Under pointed questioning from Senate Republicans today, federal financial regulators admitted that they have not yet found about $1.2 billion in customer funds missing at the bankrupt MF Global Inc.
At a hearing of the Senate Banking Committee, Alabama Sen. Richard Shelby, the ranking Republican on the panel, pressed Commodity Futures Trading Commission Chairman Gary Gensler about the agency’s investigation if MF Global, which was opened on Oct. 31.
Mr. Gensler said that he recused himself from the inquiry because he was a colleague of former MF Global chief executive Jon Corzine when Mr. Corzine was chairman of The Goldman Sachs Group Inc. and Mr. Gensler worked at the investment bank.
An exasperated Mr. Shelby turned to CFTC Commissioner Jill Sommers, who was invited to the witness table to answer questions about the MF Global review.
“We have not located all the funds that are missing,” Ms. Sommers told Mr. Shelby.

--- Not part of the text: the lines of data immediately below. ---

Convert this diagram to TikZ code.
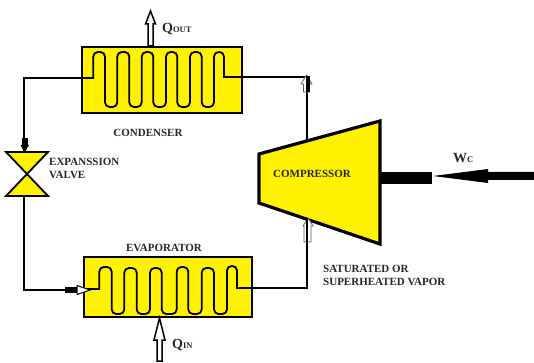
\documentclass[tikz,border=0pt]{standalone}
\usepackage{fontspec}
\setmainfont{Liberation Serif}
\definecolor{ylw}{HTML}{FFF200}
\definecolor{txt}{HTML}{262626}
\tikzset{
  unit/.style={draw=black,line width=1.8pt,fill=ylw},
  coil/.style={draw=black,line width=1.8pt,rounded corners=4.6pt},
  pipe/.style={draw=black,line width=1.9pt},
  hollow/.style={draw=black,line width=1.5pt,fill=white,line join=miter},
  thin hollow/.style={draw=gray!70!black,line width=.7pt,fill=white},
  label/.style={font=\bfseries\fontsize{11}{12}\selectfont,text=txt,inner sep=0pt},
  labelL/.style={label,anchor=west},
  sym/.style={font=\bfseries\fontsize{14}{14}\selectfont,text=txt,inner sep=0pt,anchor=west},
}
\newcommand{\qsub}[2]{#1{\fontsize{8.5}{9}\selectfont #2}}
\begin{document}
\begin{tikzpicture}[x=1pt,y=-1pt]
\useasboundingbox (0,0) rectangle (534,363);
% units
\path[unit] (82,47) rectangle (242,113);
\path[unit] (84,257) rectangle (252,317);
\coordinate (condL) at (82,78);
\coordinate (condR) at (242,77);
\coordinate (evapL) at (84,290);
\coordinate (evapR) at (252,288);
\coordinate (corner1) at (24,78);
\coordinate (corner2) at (24,290);
\coordinate (corner3) at (307,77);
\coordinate (corner4) at (307,288);
\coordinate (compOut) at (307,140);
\coordinate (compIn) at (307,217);
\coordinate (valveT) at (24,152);
\coordinate (valveB) at (24,196);
% pipes
\draw[pipe] (condL) -- (corner1) -- (valveT);
\draw[pipe] (valveB) -- (corner2) -- (evapL);
\draw[pipe] (condR) -- (corner3) -- (compOut);
\draw[pipe] (evapR) -- (corner4) -- (compIn);
% coils
\draw[coil] (82,78) [sharp corners] -- (93.3,78) [rounded corners=4.6pt]
 -- (93.3,52) -- (105,52) -- (105,107) -- (117.3,107) -- (117.3,52) -- (129.3,52)
 -- (129.3,107) -- (141.7,107) -- (141.7,52) -- (153.3,52) -- (153.3,107) -- (166,107)
 -- (166,52) -- (177.3,52) -- (177.3,107) -- (190,107) -- (190,52) -- (201.7,52)
 -- (201.7,107) -- (214,107) -- (214,52) -- (224,52) [sharp corners] -- (224,77) -- (242,77);
\draw[coil] (84,289) [sharp corners] -- (99.3,289) [rounded corners=4.6pt]
 -- (99.3,267) -- (111.7,267) -- (111.7,314) -- (124.3,314) -- (124.3,268) -- (136.7,268)
 -- (136.7,314) -- (150,314) -- (150,268) -- (161.7,268) -- (161.7,314) -- (176.7,314)
 -- (176.7,267) -- (188.3,267) -- (188.3,314) -- (201.7,314) -- (201.7,268) -- (214,268)
 -- (214,314) -- (227,314) -- (227,266) -- (237,266) [sharp corners] -- (237,288) -- (252,288);
% valve
\path[unit,line join=miter] (6,152) -- (48,152) -- (6,196) -- (48,196) -- cycle;
% compressor
\path[unit,line width=3.2pt,line join=miter] (259,154) -- (380,121) -- (380,244) -- (259,203) -- cycle;
% shaft and work arrow
\fill[black] (381,172) rectangle (432,184);
\fill[black] (433,176) -- (488,169) -- (488,172) -- (534,172) -- (534,180) -- (488,180) -- (488,183) -- cycle;
% heat arrows
\path[hollow] (150.5,11) -- (155.5,24) -- (153,24) -- (153,46) -- (148,46) -- (148,24) -- (145.5,24) -- cycle;
\path[hollow] (159.5,318) -- (165,340) -- (162,340) -- (162,361) -- (157,361) -- (157,340) -- (154,340) -- cycle;
% flow arrows
\path[thin hollow] (306.5,75) -- (312,84) -- (309.5,84) -- (309.5,92) -- (303.5,92) -- (303.5,84) -- (301,84) -- cycle;
\fill[black] (306,76) rectangle (310,92);
\path[thin hollow] (308,218) -- (313,226) -- (311,226) -- (311,242) -- (304,242) -- (304,226) -- (303,226) -- cycle;
\draw[pipe,line width=2.4pt] (307,218) -- (307,242);
\fill[black] (22,138) rectangle (27.5,146);
\fill[black] (20.5,145) -- (29,145) -- (24.5,153) -- cycle;
\fill[black] (65,286.5) rectangle (78,293);
\path[draw=black,line width=1pt,fill=white] (90,290) -- (77,285.5) -- (77,294.5) -- cycle;
% labels
\node[label] (cond) at (148,133) {CONDENSER};
\node[label] (evap) at (164,248) {EVAPORATOR};
\node[label] (comp) at (312,174) {COMPRESSOR};
\node[labelL] (exp1) at (49,162) {EXPANSSION};
\node[labelL] (exp2) at (49,175) {VALVE};
\node[labelL] (sat1) at (323,269) {SATURATED OR};
\node[labelL] (sat2) at (323,282) {SUPERHEATED VAPOR};
\node[sym] (qout) at (162,29) {\qsub{Q}{OUT}};
\node[sym] (qin) at (172,345) {\qsub{Q}{IN}};
\node[sym] (wc) at (453,158) {\qsub{W}{C}};
\end{tikzpicture}
\end{document}
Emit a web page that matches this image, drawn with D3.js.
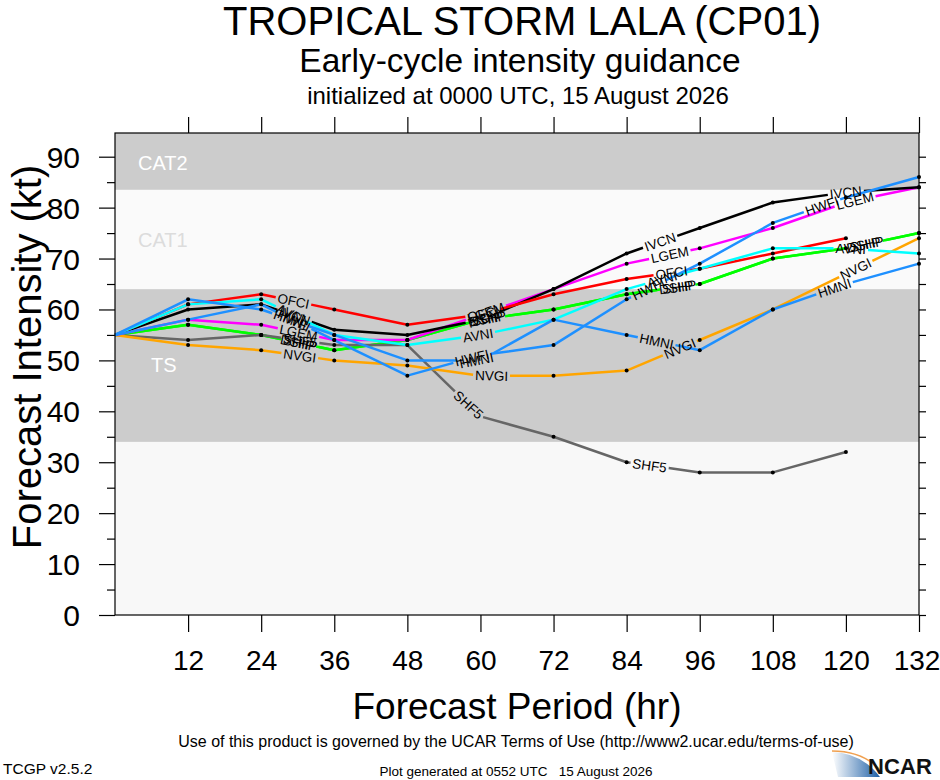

Mr. Shelby asked: “So, you don’t know where the funds are?”
“That’s right,” Ms. Sommers responded.
Ms. Sommers is leading the agency’s work in unraveling the MF Global collapse. The firm is suspected of using customer money to make large investments in European sovereign debt that failed.
In a gentler exchange with Senate Banking Committee Chairman Tim Johnson, D-S.D., Ms. Sommers, a Republican, said that dozens of CFTC staff members, including auditors, investigators and attorneys, are drilling down to find the customer funds, a process that often involves complex forensic accounting.
“We are all working through these issues and hope to resolve them shortly,” Ms. Sommers said.
Republicans’ ire was directed at Mr. Gensler, a Democrat who contributed to Mr. Corzine’s campaign when he ran for governor of New Jersey.
Mr. Gensler, who has been a leading proponent of toughening rules and regulations governing Wall Street, said that CFTC ethics officials saw no reason for him to stay out of the MF Global investigation. But he thought that keeping his distance would be best for his agency.
“I didn’t want my participation to be a distraction,” Mr. Gensler said.
Republicans weren’t satisfied with that answer.
“To me, it looks like you’re ducking the responsibilities of your job,” said Sen. Mike Johanns, R-Neb.
Mr. Gensler defended himself, arguing that he is working to protect farmers and other business people who use futures as part of their daily commerce.
“Senator, I take the responsibilities of my job very seriously,” Mr. Gensler said.
He pointed to a rule the CFTC approved on Monday that strengthens safeguards for customer money at futures trading companies.
The rule isn’t likely to do much good for MF Global clients, however.